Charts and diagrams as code
★ ★ ★ ★ ★

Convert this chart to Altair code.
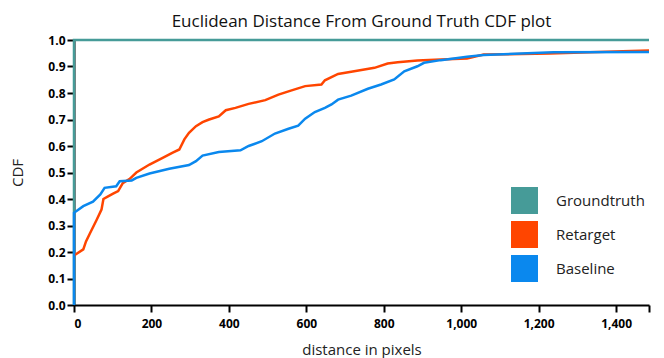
import altair as alt
import pandas as pd

series_names = ["Groundtruth", "Retarget", "Baseline"]
series_colors = ["#469B98", "#FF4500", "#0A88EE"]

gt_x = [0, 0, 1485]
gt_y = [0.0, 1.0, 1.0]

ret_x = [0, 24, 31, 41, 58, 71, 76, 88, 101, 114, 126, 144, 161, 195, 229, 255, 272, 285, 297, 315, 332, 349,
         374, 392, 417, 451, 494, 528, 562, 597, 639, 648, 682, 716, 776, 810, 836, 887, 947, 1015, 1058, 1228, 1417, 1485]
ret_y = [0.187, 0.21, 0.24, 0.27, 0.32, 0.36, 0.40, 0.41, 0.42, 0.43, 0.46, 0.476, 0.50, 0.53, 0.555, 0.575, 0.587,
         0.625, 0.65, 0.675, 0.69, 0.70, 0.712, 0.735, 0.744, 0.759, 0.773, 0.794, 0.81, 0.826, 0.832, 0.848, 0.872,
         0.88, 0.895, 0.911, 0.916, 0.923, 0.926, 0.93, 0.945, 0.949, 0.958, 0.96]

base_x = [0, 0, 24, 49, 68, 79, 109, 118, 149, 161, 195, 246, 297, 315, 332, 374, 430, 451, 485, 519, 554, 579,
          597, 622, 648, 665, 682, 716, 759, 793, 827, 853, 887, 904, 947, 1015, 1058, 1238, 1485]
base_y = [0.0, 0.348, 0.373, 0.39, 0.417, 0.442, 0.448, 0.467, 0.47, 0.48, 0.496, 0.514, 0.528, 0.543, 0.564,
          0.577, 0.584, 0.60, 0.618, 0.647, 0.665, 0.677, 0.703, 0.728, 0.744, 0.757, 0.775, 0.79, 0.816, 0.832,
          0.851, 0.882, 0.901, 0.914, 0.924, 0.937, 0.943, 0.954, 0.955]

rows = []
for name, xs, ys in [("Groundtruth", gt_x, gt_y), ("Retarget", ret_x, ret_y), ("Baseline", base_x, base_y)]:
    for i, (xv, yv) in enumerate(zip(xs, ys)):
        rows.append({"series": name, "order": i, "distance": xv, "cdf": yv})
df = pd.DataFrame(rows)

FONT = "Open Sans"
x_ticks = [0, 200, 400, 600, 800, 1000, 1200, 1400, 1485]
y_ticks = [round(i * 0.1, 1) for i in range(11)]

x_enc = alt.X("distance:Q", scale=alt.Scale(domain=[0, 1485], nice=False, zero=False),
              axis=alt.Axis(title="distance in pixels", values=x_ticks, labelOverlap=False,
                            labelExpr="datum.value == 1485 ? '' : format(datum.value, ',')"))
y_enc = alt.Y("cdf:Q", scale=alt.Scale(domain=[0, 1], nice=False),
              axis=alt.Axis(title="CDF", values=y_ticks, format=".1f", labelOverlap=False))

legend = alt.Legend(title=None, orient="none", legendX=437, legendY=147,
                    symbolType="square", symbolSize=182, symbolStrokeWidth=13.5, symbolOpacity=1,
                    labelFontSize=15, labelFont=FONT, labelColor="#222222", labelOffset=18,
                    clipHeight=27, rowPadding=7)

lines = alt.Chart(df).mark_line(strokeWidth=2.5, clip=False).encode(
    x=x_enc,
    y=y_enc,
    color=alt.Color("series:N", scale=alt.Scale(domain=series_names, range=series_colors), legend=legend),
    order="order:Q",
    detail="series:N",
)

chart = alt.layer(
    lines.transform_filter("datum.series == 'Groundtruth'"),
    lines.transform_filter("datum.series == 'Retarget'"),
    lines.transform_filter("datum.series == 'Baseline'"),
).properties(
    width=575, height=265,
    title=alt.Title("Euclidean Distance From Ground Truth CDF plot", fontSize=17, font=FONT,
                    fontWeight="normal", color="#111111", anchor="middle", offset=3),
    autosize=alt.AutoSizeParams(type="none"),
    padding={"left": 74, "top": 40, "right": 15, "bottom": 53},
).configure_view(stroke=None).configure_axis(
    grid=False, domainColor="#000000", domainWidth=2, tickColor="#000000", tickWidth=2, tickSize=7,
    labelFont=FONT, labelFontSize=12, labelFontWeight="bold", labelColor="#000000",
    titleFont=FONT, titleFontSize=15, titleFontWeight="normal", titleColor="#222222",
).configure_axisY(titlePadding=22, labelPadding=2).configure_axisX(titlePadding=13, labelPadding=6)

chart.save("out.html", embed_options={"renderer": "svg", "actions": False})
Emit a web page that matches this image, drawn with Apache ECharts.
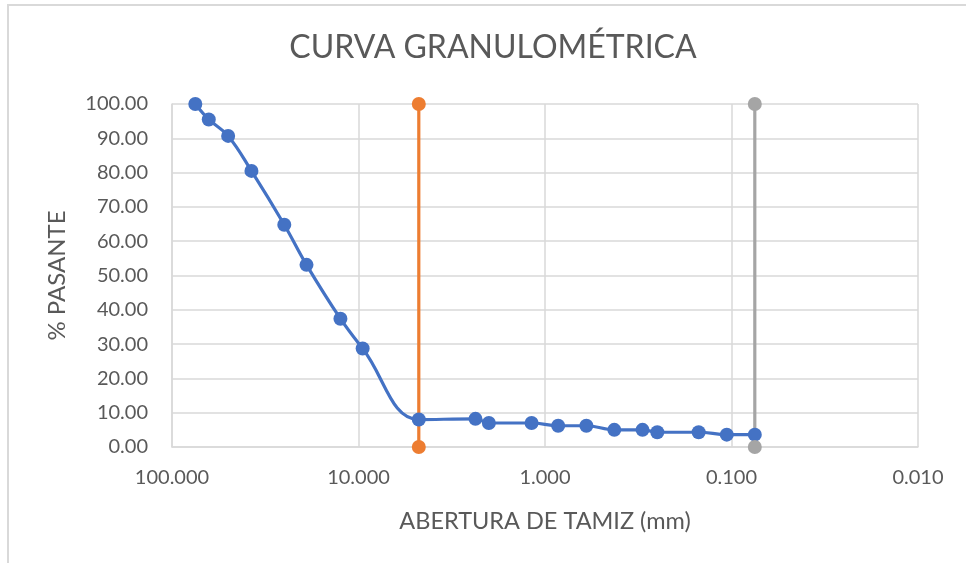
<!DOCTYPE html>
<html>
<head>
<meta charset="utf-8">
<script src="https://cdn.jsdelivr.net/npm/echarts@6/dist/echarts.min.js"></script>
<style>
  html, body { margin: 0; padding: 0; background: #fff; }
  #chart { width: 966px; height: 563px; }
</style>
</head>
<body>
<div id="chart"></div>
<script>
// Sieve openings (mm) and cumulative percent passing
const sieveOpenings = [75, 63.5, 50, 37.5, 25, 19, 12.5, 9.5, 4.75, 2.36, 2.0, 1.18, 0.85, 0.6, 0.425, 0.3, 0.25, 0.15, 0.106, 0.075];
const percentPassing = [100, 95.5, 90.7, 80.5, 64.8, 53.1, 37.4, 28.7, 8.0, 8.2, 7.0, 7.0, 6.2, 6.2, 5.0, 5.0, 4.3, 4.3, 3.6, 3.6];

// Reference verticals: No. 4 sieve and No. 200 sieve
const sieveNo4 = [4.75, 4.75];
const sieveNo200 = [0.075, 0.075];
const verticalSpan = [0, 100];

const xTicks = [100, 10, 1, 0.1, 0.01];

const FONT = 'Lato';
const TEXT = '#595959';
const GRID = '#D9D9D9';

const pair = (xs, ys) => xs.map((x, i) => [x, ys[i]]);

const chart = echarts.init(document.getElementById('chart'), null, { renderer: 'canvas' });
chart.setOption({
  animation: false,
  backgroundColor: '#fff',
  title: {
    text: 'CURVA GRANULOMÉTRICA',
    left: 488,
    textAlign: 'center',
    top: 27,
    textStyle: { fontFamily: FONT, fontSize: 32, fontWeight: 'normal', color: TEXT }
  },
  graphic: [{
    type: 'rect',
    shape: { x: 8, y: 5, width: 1000, height: 600 },
    style: { fill: 'none', stroke: GRID, lineWidth: 2 },
    silent: true
  }],
  grid: { left: 172, right: 48, top: 104, bottom: 116 },
  xAxis: {
    type: 'log',
    logBase: 10,
    min: xTicks[xTicks.length - 1],
    max: xTicks[0],
    inverse: true,
    name: 'ABERTURA DE TAMIZ (mm)',
    nameLocation: 'middle',
    nameGap: 62,
    nameTextStyle: { fontFamily: FONT, fontSize: 23.5, color: TEXT },
    axisLine: { show: true, lineStyle: { color: GRID, width: 1.5 } },
    axisTick: { show: false },
    axisLabel: {
      fontFamily: FONT, fontSize: 20, color: TEXT, margin: 21,
      formatter: v => Number(v).toFixed(3)
    },
    splitLine: { show: true, lineStyle: { color: GRID, width: 1.5 } }
  },
  yAxis: {
    type: 'value',
    min: 0,
    max: 100,
    interval: 10,
    name: '% PASANTE',
    nameLocation: 'middle',
    nameGap: 103,
    nameRotate: 90,
    nameTextStyle: { fontFamily: FONT, fontSize: 24, color: TEXT },
    axisLine: { show: true, lineStyle: { color: GRID, width: 1.5 } },
    axisTick: { show: false },
    axisLabel: {
      fontFamily: FONT, fontSize: 20, color: TEXT, margin: 24,
      formatter: v => v.toFixed(2)
    },
    splitLine: { show: true, lineStyle: { color: GRID, width: 1.5 } }
  },
  series: [
    {
      type: 'line',
      data: pair(sieveOpenings, percentPassing),
      smooth: 0.4,
      symbol: 'circle',
      symbolSize: 14,
      lineStyle: { color: '#4472C4', width: 3.2 },
      itemStyle: { color: '#4472C4' }
    },
    {
      type: 'line',
      data: pair(sieveNo4, verticalSpan),
      symbol: 'circle',
      symbolSize: 14,
      lineStyle: { color: '#ED7D31', width: 3.2 },
      itemStyle: { color: '#ED7D31' }
    },
    {
      type: 'line',
      data: pair(sieveNo200, verticalSpan),
      symbol: 'circle',
      symbolSize: 14,
      lineStyle: { color: '#A5A5A5', width: 3.2 },
      itemStyle: { color: '#A5A5A5' }
    }
  ]
});
</script>
</body>
</html>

★ ★ ★ ★ ★

» **Prompt**: Only the lines from the start of the entries above to the line containing "gt_y = [0.0, 1.0, 1.0]" are to be given again, exactly and with both ends included; pictures are excluded.

» **Result below**:
Convert this chart to Altair code.
import altair as alt
import pandas as pd

series_names = ["Groundtruth", "Retarget", "Baseline"]
series_colors = ["#469B98", "#FF4500", "#0A88EE"]

gt_x = [0, 0, 1485]
gt_y = [0.0, 1.0, 1.0]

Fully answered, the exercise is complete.